## BEGIN

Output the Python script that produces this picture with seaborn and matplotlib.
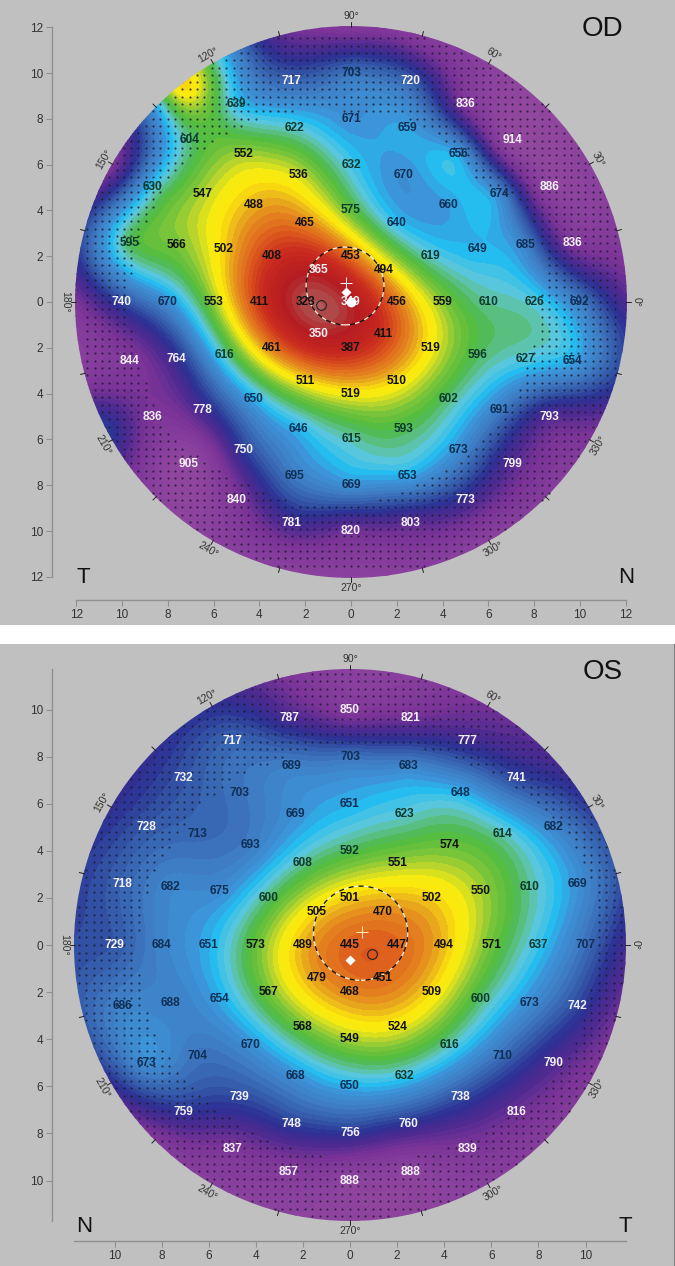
import numpy as np
import matplotlib
matplotlib.use("Agg")
import matplotlib.pyplot as plt
from matplotlib.colors import LinearSegmentedColormap
from matplotlib.patches import Circle
import seaborn as sns

ring_radii = [2, 4, 6, 8, 10]

# values per ring, counter clockwise starting at 0 degrees
od_center = 349
od_r2 = [456, 494, 453, 365, 323, 350, 387, 411]
od_r4 = [559, 619, 640, 575, 465, 408, 411, 461, 511, 519, 510, 519]
od_r6 = [610, 649, 660, 670, 632, 536, 488, 502, 553, 616, 650, 646, 615, 593, 602, 596]
od_r8 = [626, 685, 674, 656, 659, 671, 622, 552, 547, 566, 670, 764, 778, 750, 695, 669, 653, 673, 691, 627]
od_r10 = [692, 836, 886, 914, 836, 720, 703, 717, 639, 604, 630, 595,
          740, 844, 836, 905, 840, 781, 820, 803, 773, 799, 793, 654]

os_center = 445
os_r2 = [447, 470, 501, 505, 489, 479, 468, 451]
os_r4 = [494, 502, 551, 592, 608, 600, 573, 567, 568, 549, 524, 509]
os_r6 = [571, 550, 574, 623, 651, 669, 693, 675, 651, 654, 670, 668, 650, 632, 616, 600]
os_r8 = [637, 610, 614, 648, 683, 703, 689, 703, 713, 682, 684, 688, 704, 739, 748, 756, 760, 738, 710, 673]
os_r10 = [707, 669, 682, 741, 777, 821, 850, 787, 717, 732, 728, 718,
          729, 686, 673, 759, 837, 857, 888, 888, 839, 816, 790, 742]

# rim is not printed in the original, estimated from the colours
od_rim_angle = [0, 15, 30, 45, 60, 75, 90, 105, 120, 128, 135, 150, 165, 180, 195, 207, 225, 240, 255, 270, 285, 300, 315, 330, 345]
od_rim_value = [790, 860, 880, 900, 880, 860, 850, 800, 600, 500, 650, 830, 730, 830, 860, 750, 880, 880, 880, 880, 870, 880, 860, 840, 740]
os_rim_angle = [0, 15, 30, 45, 60, 75, 90, 105, 120, 135, 150, 165, 180, 195, 210, 225, 240, 255, 270, 285, 300, 315, 330, 345]
os_rim_value = [790, 740, 760, 800, 830, 870, 880, 830, 770, 770, 770, 750, 740, 730, 780, 860, 880, 890, 890, 890, 880, 870, 860, 830]

# inner edge of the dotted zone (angle, radius)
od_dot_angle = [0, 15, 30, 45, 60, 75, 90, 111, 130, 146, 161, 180, 199, 215, 229, 244, 270, 285, 303, 321, 338, 360]
od_dot_r = [8.2, 8.7, 8.6, 7.6, 8.2, 8.4, 8.25, 8.8, 9.2, 9.5, 9.6, 9.7, 9.6, 9.7, 9.4, 9.1, 8.9, 8.5, 8.4, 8.3, 8.2, 8.2]
os_dot_angle = [0, 14, 28, 43, 57, 68, 90, 113, 131, 149, 166, 180, 199, 218, 240, 256, 275, 292, 311, 327, 344, 360]
os_dot_r = [10.4, 10.6, 10.3, 9.7, 9.2, 8.9, 8.55, 8.4, 8.6, 8.7, 8.9, 9.0, 9.1, 9.0, 8.9, 8.95, 9.1, 9.5, 9.8, 10.3, 10.4, 10.4]

color_values = [300, 330, 350, 400, 440, 470, 490, 510, 525, 545, 565, 590, 610, 625, 645, 665, 700, 730, 760, 790, 830, 900, 950]
color_list = ["#ac7272", "#b03c3c", "#b51c22", "#c8281e", "#dc5a1e", "#e58a1e", "#eab31c", "#fde70a",
              "#f6ea10", "#b8d42c", "#78c43a", "#4dbb40", "#5cc090", "#5cc8dc", "#22bdf0", "#3d94d8",
              "#3e78c0", "#3358a8", "#2c3094", "#4a2a90", "#7a3398", "#8f459f", "#94489f"]
cmap = LinearSegmentedColormap.from_list(
    "thick", [((v - 300) / 650, c) for v, c in zip(color_values, color_list)], N=256)
levels = np.arange(300, 951, 10)

sns.set_style("white")
plt.rcParams["font.family"] = ["Liberation Sans", "DejaVu Sans"]

W, H = 675, 1266
GREY = "#c0c0c0"
fig = plt.figure(figsize=(W / 100, H / 100), dpi=100, facecolor="white")


def panel(top, bottom, cx, cy, scale):
    ax = fig.add_axes([0, 1 - bottom / H, 1, (bottom - top) / H])
    ax.set_xlim(-cx / scale, (W - cx) / scale)
    ax.set_ylim((cy - bottom) / scale, (cy - top) / scale)
    ax.set_facecolor(GREY)
    return ax


def ring_points(center, rings):
    xs, ys, vals = [0.0], [0.0], [center]
    for r, ring in zip(ring_radii, rings):
        ang = np.radians(np.linspace(0, 360, len(ring), endpoint=False))
        xs.extend(r * np.cos(ang))
        ys.extend(r * np.sin(ang))
        vals.extend(ring)
    return np.array(xs), np.array(ys), np.array(vals, dtype=float)


def tps_surface(px, py, pz, gx, gy, smooth=0.02):
    # thin plate spline through the printed values
    def kernel(d):
        return np.where(d > 0, d ** 2 * np.log(d + 1e-12), 0.0)
    n = len(px)
    d = np.hypot(px[:, None] - px[None, :], py[:, None] - py[None, :])
    P = np.column_stack([np.ones(n), px, py])
    A = np.block([[kernel(d) + smooth * np.eye(n), P], [P.T, np.zeros((3, 3))]])
    sol = np.linalg.solve(A, np.concatenate([pz, np.zeros(3)]))
    d2 = np.hypot(gx[..., None] - px, gy[..., None] - py)
    return kernel(d2) @ sol[:n] + sol[n] + sol[n + 1] * gx + sol[n + 2] * gy


def label_color(v):
    if v > 715 or 340 < v < 370:
        return "#f4f0f6"
    if v >= 640:
        return "#0f2f55"
    if v >= 575:
        return "#0c3a2c"
    return "#111111"


def draw_eye(ax, center, rings, rim_angle, rim_value, dot_angle, dot_r, radius, axis_end, axis_y, ticks,
             spine_x, name, left, right, name_xy, left_x, right_x, letter_y):
    x, y, z = ring_points(center, rings)
    rim = np.radians(rim_angle)
    all_x = np.concatenate([x, 12.0 * np.cos(rim)])
    all_y = np.concatenate([y, 12.0 * np.sin(rim)])
    all_z = np.concatenate([z, rim_value])

    gx, gy = np.meshgrid(np.linspace(-12.6, 12.6, 320), np.linspace(-12.6, 12.6, 320))
    gz = tps_surface(all_x, all_y, all_z, gx, gy)
    disc = Circle((0, 0), radius, transform=ax.transData)
    cs = ax.contourf(gx, gy, gz, levels=levels, cmap=cmap, extend="both")
    cs.set_clip_path(disc)

    # dotted zone
    dx, dy = np.meshgrid(np.arange(-36, 37) * 0.32, np.arange(-36, 37) * 0.32)
    dr = np.hypot(dx, dy)
    da = np.degrees(np.arctan2(dy, dx)) % 360
    keep = (dr > np.interp(da, dot_angle, dot_r)) & (dr < radius - 0.05)
    sns.scatterplot(x=dx[keep], y=dy[keep], s=2.4, color="#1a1a2a", linewidth=0, alpha=0.8,
                    ax=ax, legend=False, zorder=3)

    for xi, yi, v in zip(x, y, z):
        ax.text(xi, yi, str(int(v)), ha="center", va="center", fontsize=8.6, fontweight="bold",
                color=label_color(v), zorder=6)

    # degree ticks and labels
    for deg in range(0, 360, 15):
        a = np.radians(deg)
        ax.plot([(radius - 0.05) * np.cos(a), (radius + 0.18) * np.cos(a)],
                [(radius - 0.05) * np.sin(a), (radius + 0.18) * np.sin(a)],
                color="#222222", lw=0.7, zorder=4)
        if deg % 30 == 0:
            ax.text((radius + 0.42) * np.cos(a), (radius + 0.42) * np.sin(a), f"{deg}°",
                    ha="center", va="center", fontsize=7.5, color="#333333",
                    rotation=deg % 180 - 90, rotation_mode="anchor")

    # axes
    for s in ["top", "right"]:
        ax.spines[s].set_visible(False)
    ax.spines["left"].set_position(("data", spine_x))
    ax.spines["bottom"].set_position(("data", axis_y))
    ax.spines["left"].set_bounds(-axis_end, axis_end)
    ax.spines["bottom"].set_bounds(-axis_end, axis_end)
    for s in ["left", "bottom"]:
        ax.spines[s].set_color("#909090")
        ax.spines[s].set_linewidth(1.0)
        ax.spines[s].set_visible(True)
    ax.set_xticks(ticks)
    ax.set_yticks(ticks)
    ax.set_xticklabels([str(abs(t)) for t in ticks])
    ax.set_yticklabels([str(abs(t)) for t in ticks])
    ax.tick_params(left=True, bottom=True, length=4.5, width=0.8, color="#909090",
                   labelcolor="#333333", labelsize=8.5, pad=2)
    ax.grid(False)

    ax.text(*name_xy, name, fontsize=20, ha="center", va="center", color="#111111")
    ax.text(left_x, letter_y, left, fontsize=16, ha="center", va="center", color="#111111")
    ax.text(right_x, letter_y, right, fontsize=16, ha="center", va="center", color="#111111")


def center_marks(ax, circle_xy, circle_r, cross_xy, cross_color, diamond_xy, open_xy, pupil_dot):
    ax.add_patch(Circle(circle_xy, circle_r, fill=False, ec="#f2f2d8", lw=0.9, ls=(0, (4, 4)), zorder=5))
    ax.add_patch(Circle(circle_xy, circle_r, fill=False, ec="#111111", lw=0.9, ls=(4, (4, 4)), zorder=5))
    ax.plot(*cross_xy, marker="+", ms=8, mew=0.7, color=cross_color, zorder=7)
    ax.plot(*diamond_xy, marker="D", ms=5, color="white", mec="none", zorder=7)
    ax.plot(*open_xy, marker="o", ms=7, mfc="none", mec="#222222", mew=0.8, zorder=7)
    if pupil_dot:
        ax.plot(0, 0, marker="o", ms=7, color="white", mec="none", zorder=7)


ax_od = panel(0, 625, 351, 302, 22.9)
draw_eye(ax_od, od_center, [od_r2, od_r4, od_r6, od_r8, od_r10], od_rim_angle, od_rim_value,
         od_dot_angle, od_dot_r, 12.05, 12, -13.0, list(range(-12, 13, 2)), -13.05,
         "OD", "T", "N", (11.0, 11.9), -11.7, 12.0, -12.05)
center_marks(ax_od, (-0.26, 0.7), 1.7, (-0.2, 0.82), "white", (-0.2, 0.43), (-1.3, -0.13), True)

ax_os = panel(644, 1266, 350, 945, 23.55)
draw_eye(ax_os, os_center, [os_r2, os_r4, os_r6, os_r8, os_r10], os_rim_angle, os_rim_value,
         os_dot_angle, os_dot_r, 11.72, 11.72, -12.55, list(range(-10, 11, 2)), -12.65,
         "OS", "N", "T", (10.75, 11.6), -11.3, 11.7, -11.95)
center_marks(ax_os, (0.45, 0.5), 2.0, (0.5, 0.55), "#fff4c0", (0, -0.65), (0.93, -0.4), False)
ax_os.spines["right"].set_visible(True)
ax_os.spines["right"].set_color("#808080")
ax_os.spines["right"].set_position(("axes", 0.999))

fig.savefig("out.png", dpi=100, facecolor="white")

## END

Job: Without the pictures, return the listing above from its first line through the line that has "ring_radii = [2, 4, 6, 8, 10]".

Written reply:
Output the Python script that produces this picture with seaborn and matplotlib.
import numpy as np
import matplotlib
matplotlib.use("Agg")
import matplotlib.pyplot as plt
from matplotlib.colors import LinearSegmentedColormap
from matplotlib.patches import Circle
import seaborn as sns

ring_radii = [2, 4, 6, 8, 10]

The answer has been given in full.